Trend

The trend command analyzes score movement across multiple historical run manifests and reports whether quality is improving, degrading, or stable over time.

Use it when pairwise compare is too narrow and you want to detect gradual drift across a sequence of runs.

Usage

Analyze the last 8 canonical runs in the current workspace:

agentv trend --last 8

This is the primary day-to-day workflow. In most cases, users should start with --last.

Filter to one dataset and target:

agentv trend --last 8 --dataset code-review --target claude-sonnet

Point directly at run workspaces or index.jsonl manifests when you need a specific historical slice or want a reproducible example:

agentv trend \
  .agentv/results/runs/2026-03-01T10-00-00-000Z/ \
  .agentv/results/runs/2026-03-08T10-00-00-000Z/index.jsonl \
  .agentv/results/runs/2026-03-15T10-00-00-000Z/

Concrete regression-gating example:

agentv trend --last 8 --dataset code-review --target claude-sonnet \
  --fail-on-degrading --slope-threshold 0.01

Supported Inputs

trend only accepts canonical run workspaces:

.agentv/results/runs/<run-id>/
.agentv/results/runs/<run-id>/index.jsonl

Legacy flat results.jsonl files are rejected. The command stays on lightweight index.jsonl manifests and does not require per-test artifact hydration.

Options

Option	Description
`--last <n>`	Use the most recent `n` runs from `.agentv/results/runs/`
`--dataset <name>`	Filter records to one dataset
`--target <name>`	Filter records to one target inside each run
`--slope-threshold <n>`	Minimum absolute slope required to classify improving or degrading (default: `0.01`)
`--fail-on-degrading`	Exit non-zero when the detected trend is degrading beyond the threshold
`--allow-missing-tests`	Aggregate each run independently instead of intersecting test IDs across runs
`--format`, `-f`	Output format: `table` (default) or `json`
`--json`	Shorthand for `--format=json`

How It Works

Loads each selected index.jsonl manifest.
Applies dataset and target filters per record.
By default, reduces every run to the intersection of test IDs present in all selected runs.
Computes one mean score per run.
Fits a simple linear regression over run index 0..N-1.
Classifies the slope as improving, degrading, or stable.

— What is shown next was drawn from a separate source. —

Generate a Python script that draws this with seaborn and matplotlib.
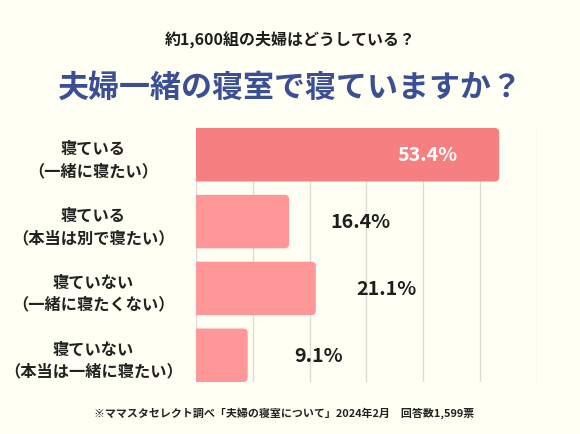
import matplotlib
matplotlib.use("Agg")
import matplotlib.pyplot as plt
from matplotlib.patches import FancyBboxPatch
import seaborn as sns
import pandas as pd

categories = [
    "寝ている\n（一緒に寝たい）",
    "寝ている\n（本当は別で寝たい）",
    "寝ていない\n（一緒に寝たくない）",
    "寝ていない\n（本当は一緒に寝たい）",
]
values = [53.4, 16.4, 21.1, 9.1]
value_labels = ["53.4%", "16.4%", "21.1%", "9.1%"]
bar_colors = ["#F57F81", "#FF9698", "#FF9698", "#FF9698"]
x_ticks = [0, 10, 20, 30, 40, 50, 60]

subtitle = "約1,600組の夫婦はどうしている？"
title = "夫婦一緒の寝室で寝ていますか？"
footnote = "※ママスタセレクト調べ「夫婦の寝室について」2024年2月　回答数1,599票"

BG = "#FFFFF4"
sns.set_theme(style="white")
plt.rcParams["font.family"] = ["Noto Sans CJK JP", "DejaVu Sans"]

df = pd.DataFrame({"cat": categories, "val": values})

W, H = 580, 435
fig = plt.figure(figsize=(5.8, 4.35), dpi=100, facecolor=BG)
ax_left, ax_right, ax_top, ax_bottom = 196, 536.7, 129, 383
ax = fig.add_axes([ax_left / W, 1 - ax_bottom / H, (ax_right - ax_left) / W, (ax_bottom - ax_top) / H])
ax.set_facecolor(BG)

sns.barplot(data=df, x="val", y="cat", hue="cat", palette=bar_colors, legend=False,
            orient="h", width=0.8, saturation=1, ax=ax, zorder=2)

ax.set_xlim(0, 60)
ax.set_ylim(3.4, -0.4)

# rounded bars
xpp = 60 / (ax_right - ax_left)
ypp = 3.8 / (ax_bottom - ax_top)
r_px = 4.5
for p in list(ax.patches):
    x0, y0 = p.get_x(), p.get_y()
    w, h = p.get_width(), p.get_height()
    fc = p.get_facecolor()
    p.set_visible(False)
    ext = 3
    fb = FancyBboxPatch((x0 - ext, y0), w + ext, h,
                        boxstyle=f"round,pad=0,rounding_size={r_px * xpp}",
                        mutation_aspect=ypp / xpp, facecolor=fc, edgecolor="none",
                        zorder=2)
    ax.add_patch(fb)

ax.set_xticks(x_ticks)
ax.grid(axis="x", color="#DDDCD2", linewidth=1.0, zorder=0)
ax.grid(axis="y", visible=False)
for s in ax.spines.values():
    s.set_visible(False)
ax.tick_params(axis="x", length=0, labelbottom=False)
ax.tick_params(axis="y", length=0, pad=74)
ax.set_xlabel("")
ax.set_ylabel("")
for lbl in ax.get_yticklabels():
    lbl.set_horizontalalignment("center")
    lbl.set_multialignment("center")
    lbl.set_fontsize(11.7)
    lbl.set_fontweight("bold")
    lbl.set_color("#222222")
    lbl.set_linespacing(1.45)

for i, (v, t) in enumerate(zip(values, value_labels)):
    if i == 0:
        ax.text(v - 7.3, i, t, ha="right", va="center", fontsize=14.2,
                fontweight="bold", color="white", zorder=3)
    else:
        ax.text(v + 12.5, i, t, ha="center", va="center", fontsize=14.2,
                fontweight="bold", color="#1E1E1E", zorder=3)

fig.text(0.5, 1 - 39.5 / H, subtitle, ha="center", va="center", fontsize=11.5,
         fontweight="bold", color="#1E1E1E")
fig.text(0.5, 1 - 88 / H, title, ha="center", va="center", fontsize=22.3,
         fontweight="bold", color="#3B4F96")
fig.text(0.49, 1 - 413 / H, footnote, ha="center", va="center", fontsize=7.9,
         fontweight="bold", color="#222222")

fig.savefig("out.png", dpi=100, facecolor=BG)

Strict matched-test analysis is the default because changing test composition across runs can create false drift signals.

Worked Example

Suppose three historical runs for dataset=code-review and target=claude-sonnet produce matched mean scores of 0.92, 0.86, and 0.80.

The slope is negative.
The command reports direction=degrading.
With --fail-on-degrading --slope-threshold 0.01, the command exits with code 1.

This is the intended CI workflow for detecting slow drift that a single pairwise comparison can miss.

Output

Table format

Trend Analysis

Runs: 3 | Range: 2026-03-01T10:00:00.000Z → 2026-03-15T10:00:00.000Z
Filters: dataset=code-review target=claude-sonnet mode=matched-tests
Matched Tests: 42 | Verdict: degrading

  Run                           Tests  Mean Score
  ----------------------------  -----  ----------
  2026-03-01T10:00:00.000Z         42       0.920
  2026-03-08T10:00:00.000Z         42       0.905
  2026-03-15T10:00:00.000Z         42       0.892

Summary: slope=-0.014 intercept=0.920 r²=0.943
Regression Gate: threshold=0.010 fail_on_degrading=true triggered=true

JSON format

{
  "runs": [
    {
      "label": "2026-03-01T10:00:00.000Z",
      "path": "/repo/.agentv/results/runs/2026-03-01T10-00-00-000Z/index.jsonl",
      "timestamp": "2026-03-01T10:00:00.000Z",
      "matched_test_count": 42,
      "mean_score": 0.92
    }
  ],
  "filters": {
    "dataset": "code-review",
    "target": "claude-sonnet",
    "allow_missing_tests": false
  },
  "summary": {
    "run_count": 8,
    "matched_test_count": 42,
    "date_range": {
      "start": "2026-03-01T10:00:00.000Z",
      "end": "2026-03-15T10:00:00.000Z"
    },
    "slope": -0.014,
    "intercept": 0.923,
    "r_squared": 0.943,
    "direction": "degrading"
  },
  "regression": {
    "slope_threshold": 0.01,
    "fail_on_degrading": true,
    "triggered": true
  }
}

Exit Codes

Code	Meaning
`0`	Informational mode, or no degrading trend triggered
`1`	Invalid input, analysis error, or `--fail-on-degrading` detected a degrading trend

Compare vs Trend

compare answers: “Did this run beat that run?”
trend answers: “Across many runs, are scores drifting up or down?”

Use compare for pairwise regressions. Use trend for longitudinal drift detection.